Nanofluid Assisted-Chemical Oil Recovery Process at High Temperature and High Salinity Conditions: Nanofluid Stability, Interfacial Tension, Contact Angle, Microscale Experimental Investigation

Abstract

Abstract One of the most important aspects to use the nanofluid flow through the oil recovery process is physical and chemical constraints at high salinity and temperature, harsh conditions, leading to the instability and further problems. In this study, the stability of various nanoparticles, Al2O3, SiO2, ZrO2, TiO2, Fe2O3, nanoclay, and ZnO, were examined upon the concentration (0.01 to 3 wt%), temperature (ambient and 75℃), salinity (20,000 to 80,000 ppm), pH (2 to 12), and stabilizers of polyethylene glycol, polyvinylpyrrolidone, guar gum, Triton X-100, sodium dodecyl sulfate, cetrimonium bromide. Then, the most stable nanofluid was nominated to investigate the oil recovery mechanisms by performing interfacial tension (IFT), wettability alteration, and micromodel flooding analyses.
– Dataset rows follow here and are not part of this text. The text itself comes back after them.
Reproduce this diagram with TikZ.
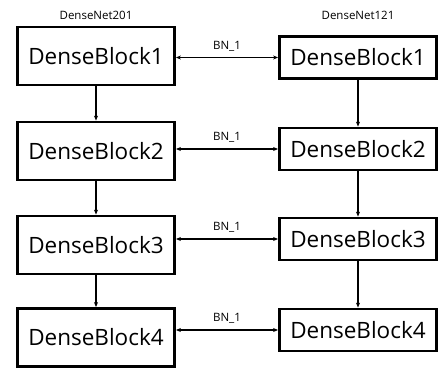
\documentclass[tikz,border=0pt]{standalone}
\usepackage{fontspec}
\setmainfont{Open Sans}
\usetikzlibrary{arrows.meta}
\begin{document}
\begin{tikzpicture}[x=1pt,y=-1pt,
  lbox/.style={draw,line width=2.8pt,minimum width=157pt,minimum height=58pt,inner sep=0pt,font=\fontsize{22.5}{26}\selectfont},
  rbox/.style={draw,line width=2.8pt,minimum width=157pt,minimum height=42pt,inner sep=0pt,font=\fontsize{22.5}{26}\selectfont},
  conn/.style={line width=1.3pt,-{Stealth[length=5pt,width=4pt]}},
  biconn/.style={line width=1.3pt,{Stealth[length=5pt,width=4pt]}-{Stealth[length=5pt,width=4pt]}},
  lab/.style={font=\fontsize{11.5}{13}\selectfont,inner sep=0pt},
]
\useasboundingbox (0,0) rectangle (440,370);
\node[lab] (t1) at (96,15) {DenseNet201};
\node[lab] (t2) at (358,15) {DenseNet121};
\node[lbox] (l1) at (96,56) {DenseBlock1};
\node[lbox] (l2) at (96,151) {DenseBlock2};
\node[lbox] (l3) at (96,245) {DenseBlock3};
\node[lbox] (l4) at (96,337.5) {DenseBlock4};
\node[rbox] (r1) at (358,57.5) {DenseBlock1};
\node[rbox] (r2) at (358,149) {DenseBlock2};
\node[rbox] (r3) at (358,239) {DenseBlock3};
\node[rbox] (r4) at (358,330) {DenseBlock4};
\foreach \a/\b in {l1/l2,l2/l3,l3/l4,r1/r2,r2/r3,r3/r4}{
  \draw[conn] (\a.south) -- (\b.north);
}
\foreach \i in {1,2,3,4}{
  \draw[biconn] (l\i.east |- r\i.west) -- node[lab,above=6pt] (b\i) {BN\_1} (r\i.west);
}
\end{tikzpicture}
\end{document}
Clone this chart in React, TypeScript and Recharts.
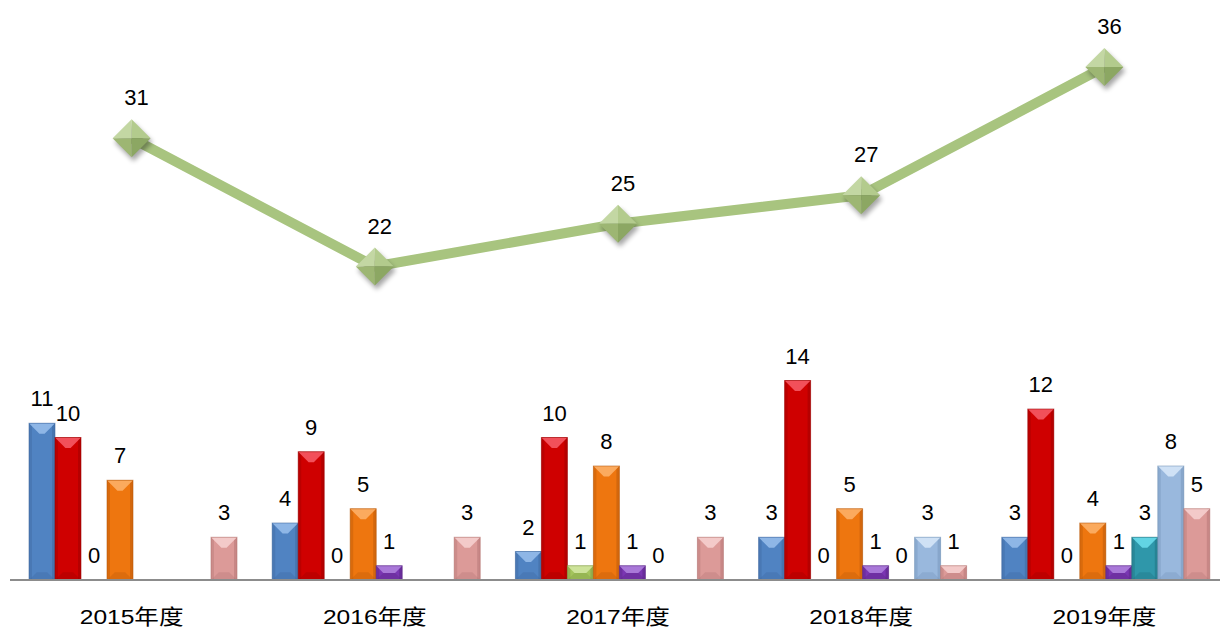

Zinc oxide and silicon dioxide nanofluids were maintained their stability at the harsh conditions and guar gum showed a good performance in stabilizing nanofluids, compared to other nanofluids agglomerated. According to the results of the IFT reduction upon the nanofluid and reservoir crude oil (1.64 mN/m), wettability alteration of carbonate cores (113.68 degree) and micromodel experiments (additional recovery of 32.23% and 6.27% in the secondary and tertiary flooding, respectively) all compared to the seawater, the ZnO nanofluid stabilized by guar gum was an excellent candidate to use in the oil recovery projects.